Wednesday 30 April 2014

While I balance this tiny thimbleful of composure, oh, nope, there it goes.

My grandmother died last night. My mom's mom. I now have one grandparent left and he's a century old. I have one baby tooth as well. Who says adulthood is a specific path taken? Mine meanders, it doubles back, it charges forward in a rush that takes your breath away and then the phone rings.

She taught me so much. How to milk a cow, grow carrots, radishes and peas. How not to pick blueberries. How to sew, embroider and crochet. How to work a dual-fuel kitchen stove and conserve well water during a drought. How to find pennies in the dirt under the post office window for Pixy Stix (Ha, you thought that was Lochlan, didn't you?) and where to grab the leeches to pull them off my legs in Ponhook Lake. How to pull the chains for the furnace to make the house warmer and why sliding down the bannister is a bad idea if there's a large glass-fronted cabinet at the bottom.

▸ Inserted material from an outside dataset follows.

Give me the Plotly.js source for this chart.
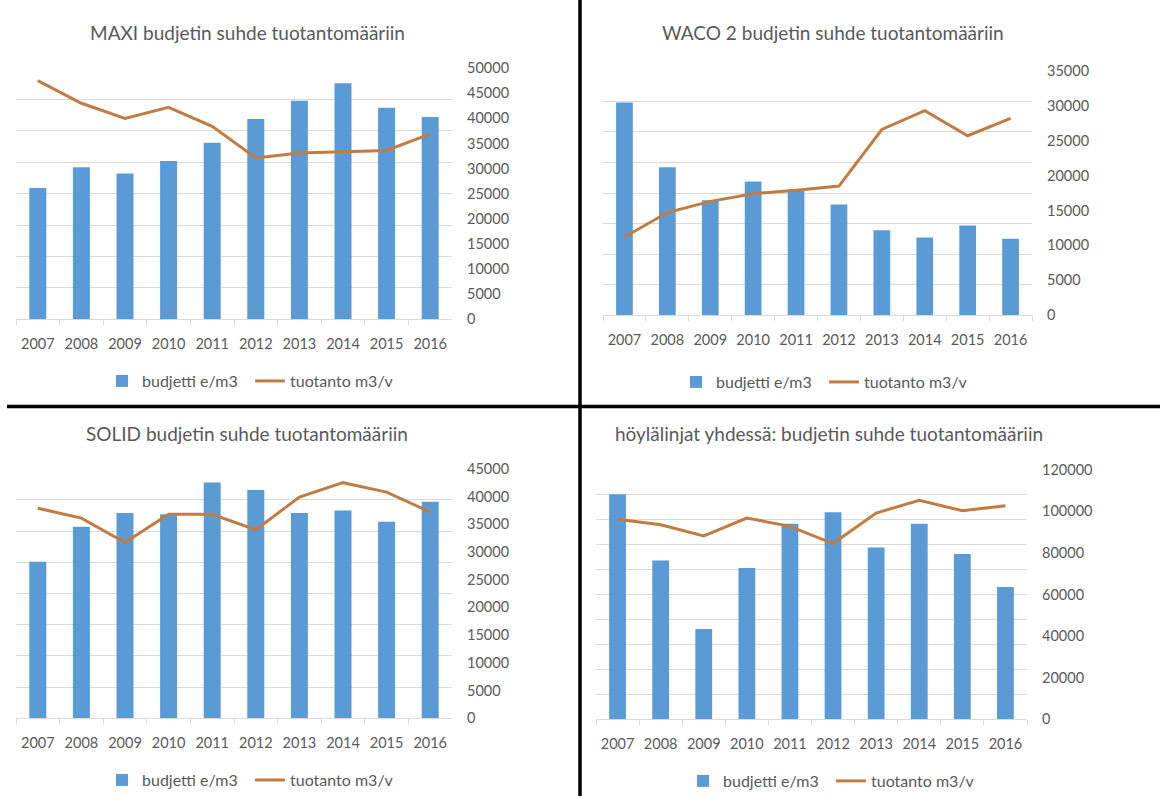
<!DOCTYPE html>
<html>
<head>
<meta charset="utf-8">
<script src="https://cdn.plot.ly/plotly-3.0.1.min.js"></script>
<style>html,body{margin:0;padding:0;background:#fff;}#chart{width:1160px;height:798px;}</style>
</head>
<body>
<div id="chart"></div>
<script>
// ---- data ----
const years = ['2007','2008','2009','2010','2011','2012','2013','2014','2015','2016'];
const titles = [
  'MAXI budjetin suhde tuotantomääriin',
  'WACO 2 budjetin suhde tuotantomääriin',
  'SOLID budjetin suhde tuotantomääriin',
  'höylälinjat yhdessä: budjetin suhde tuotantomääriin'
];
const barName = 'budjetti e/m3';
const lineName = 'tuotanto m3/v';
// budjetti e/m3 (hidden primary axis)
const maxiBudget  = [20.9, 24.2, 23.2, 25.2, 28.1, 31.9, 34.8, 37.6, 33.7, 32.2];
const wacoBudget  = [34.8, 24.2, 18.8, 21.9, 20.6, 18.1, 13.9, 12.7, 14.7, 12.5];
const solidBudget = [25.1, 30.7, 32.9, 32.7, 37.8, 36.6, 32.9, 33.3, 31.5, 34.7];
const allBudget   = [45.1, 31.8, 18.1, 30.3, 39.2, 41.5, 34.4, 39.2, 33.1, 26.5];
// tuotanto m3/v (right axis)
const maxiProd  = [47500, 43000, 40000, 42200, 38400, 32100, 33100, 33400, 33600, 36900];
const wacoProd  = [11200, 14700, 16300, 17400, 17900, 18500, 26600, 29300, 25700, 28200];
const solidProd = [37900, 36100, 31700, 36800, 36800, 34000, 39900, 42500, 40800, 37200];
const allProd   = [96200, 93600, 88200, 96800, 92800, 84500, 99200, 105300, 100300, 102700];
// axis settings
const budgetMax = [40, 40, 40, 50];
const prodMax   = [50000, 35000, 45000, 120000];
const prodStep  = [5000, 5000, 5000, 20000];

const budgets = [maxiBudget, wacoBudget, solidBudget, allBudget];
const prods = [maxiProd, wacoProd, solidProd, allProd];

// ---- layout geometry (pixels) ----
const W = 1160, H = 798;
const panels = [
  {x0: 16,  x1: 452,  top: 68.3, bot: 320, titleX: 247, titleY: 33,  legX: 102, legY: 382},
  {x0: 603, x1: 1032, top: 71,   bot: 316, titleX: 833, titleY: 33,  legX: 676, legY: 383},
  {x0: 16,  x1: 452,  top: 470,  bot: 720, titleX: 247, titleY: 435, legX: 102, legY: 782},
  {x0: 596, x1: 1027, top: 471,  bot: 721, titleX: 829, titleY: 435, legX: 683, legY: 783}
];
const px = v => v / W;
const py = v => 1 - v / H;

const FONT = 'Lato, "Open Sans", sans-serif';
const TXT = '#595959';
const BAR = '#5B9BD5';
const LINE = '#C17C44';

const data = [];
const layout = {
  width: W, height: H,
  margin: {l: 0, r: 0, t: 0, b: 0},
  paper_bgcolor: '#fff', plot_bgcolor: '#fff',
  font: {family: FONT, color: TXT, size: 14},
  showlegend: true,
  bargap: 0.61,
  annotations: [],
  shapes: [
    {type: 'line', xref: 'paper', yref: 'paper', x0: px(580), x1: px(580), y0: 0, y1: 1, line: {color: '#000', width: 3.5}},
    {type: 'line', xref: 'paper', yref: 'paper', x0: px(7), x1: 1, y0: py(407.5), y1: py(407.5), line: {color: '#000', width: 3.5}}
  ]
};

panels.forEach((p, i) => {
  const xa = 'x' + (i === 0 ? '' : i + 1);
  const ya = 'y' + (2 * i === 0 ? '' : 2 * i + 1);
  const ya2 = 'y' + (2 * i + 2);
  const legKey = i === 0 ? 'legend' : 'legend' + (i + 1);
  data.push({
    type: 'bar', x: years, y: budgets[i], name: barName,
    xaxis: xa, yaxis: ya, legend: legKey,
    marker: {color: BAR, line: {width: 0}},
    hoverinfo: 'x+y'
  });
  data.push({
    type: 'scatter', mode: 'lines', x: years, y: prods[i], name: lineName,
    xaxis: xa, yaxis: ya2, legend: legKey,
    line: {color: LINE, width: 3}
  });
  const xKey = 'xaxis' + (i === 0 ? '' : i + 1);
  const yKey = 'yaxis' + (2 * i === 0 ? '' : 2 * i + 1);
  const y2Key = 'yaxis' + (2 * i + 2);
  layout[xKey] = {
    domain: [px(p.x0), px(p.x1)], anchor: ya, type: 'category',
    showline: true, linecolor: '#d9d9d9', linewidth: 1,
    ticks: 'outside', tickson: 'boundaries', ticklen: 5, tickcolor: '#d9d9d9',
    tickangle: 0, ticklabelstandoff: 11,
    showgrid: false, zeroline: false, fixedrange: true,
    tickfont: {family: FONT, size: 14.5, color: TXT}
  };
  layout[yKey] = {
    domain: [py(p.bot), py(p.top)], anchor: xa,
    range: [0, budgetMax[i]], dtick: 5, showticklabels: false,
    showgrid: true, gridcolor: '#d9d9d9', gridwidth: 1, zeroline: false,
    ticks: '', fixedrange: true
  };
  layout[y2Key] = {
    overlaying: ya, anchor: xa, side: 'right',
    range: [0, prodMax[i]], dtick: prodStep[i], tickformat: 'd',
    showgrid: false, zeroline: false,
    ticks: '', ticklabelstandoff: 14, fixedrange: true,
    tickfont: {family: FONT, size: 14.5, color: TXT}
  };
  layout[legKey] = {
    orientation: 'h', x: px(p.legX), xanchor: 'left',
    y: py(p.legY), yanchor: 'middle', xref: 'paper', yref: 'paper',
    font: {family: FONT, size: 16, color: TXT}, itemwidth: 30,
    entrywidth: 103, entrywidthmode: 'pixels',
    bgcolor: 'rgba(0,0,0,0)', traceorder: 'normal'
  };
  layout.annotations.push({
    text: titles[i], xref: 'paper', yref: 'paper',
    x: px(p.titleX), y: py(p.titleY), xanchor: 'center', yanchor: 'middle',
    showarrow: false, font: {family: FONT, size: 19, color: TXT}
  });
});

Plotly.newPlot('chart', data, layout, {displayModeBar: false, staticPlot: true});
</script>
</body>
</html>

She taught me that she braided hair far too tightly, had no patience for night terrors or homesickness but had time to cook everything from scratch. She taught me you can love someone but not show them until they realize the difference. I inherited her migraine headaches and her birthday and most likely her osteoarthritis.

My regrets include not getting home more often to say hello, even though she would not have known me this past while, and never really figuring out her secret to making perfect cinnamon rolls from scratch. She could do it without a recipe. I can't even do it with a recipe. My stitches will never be as even as hers were but my house will never be cold.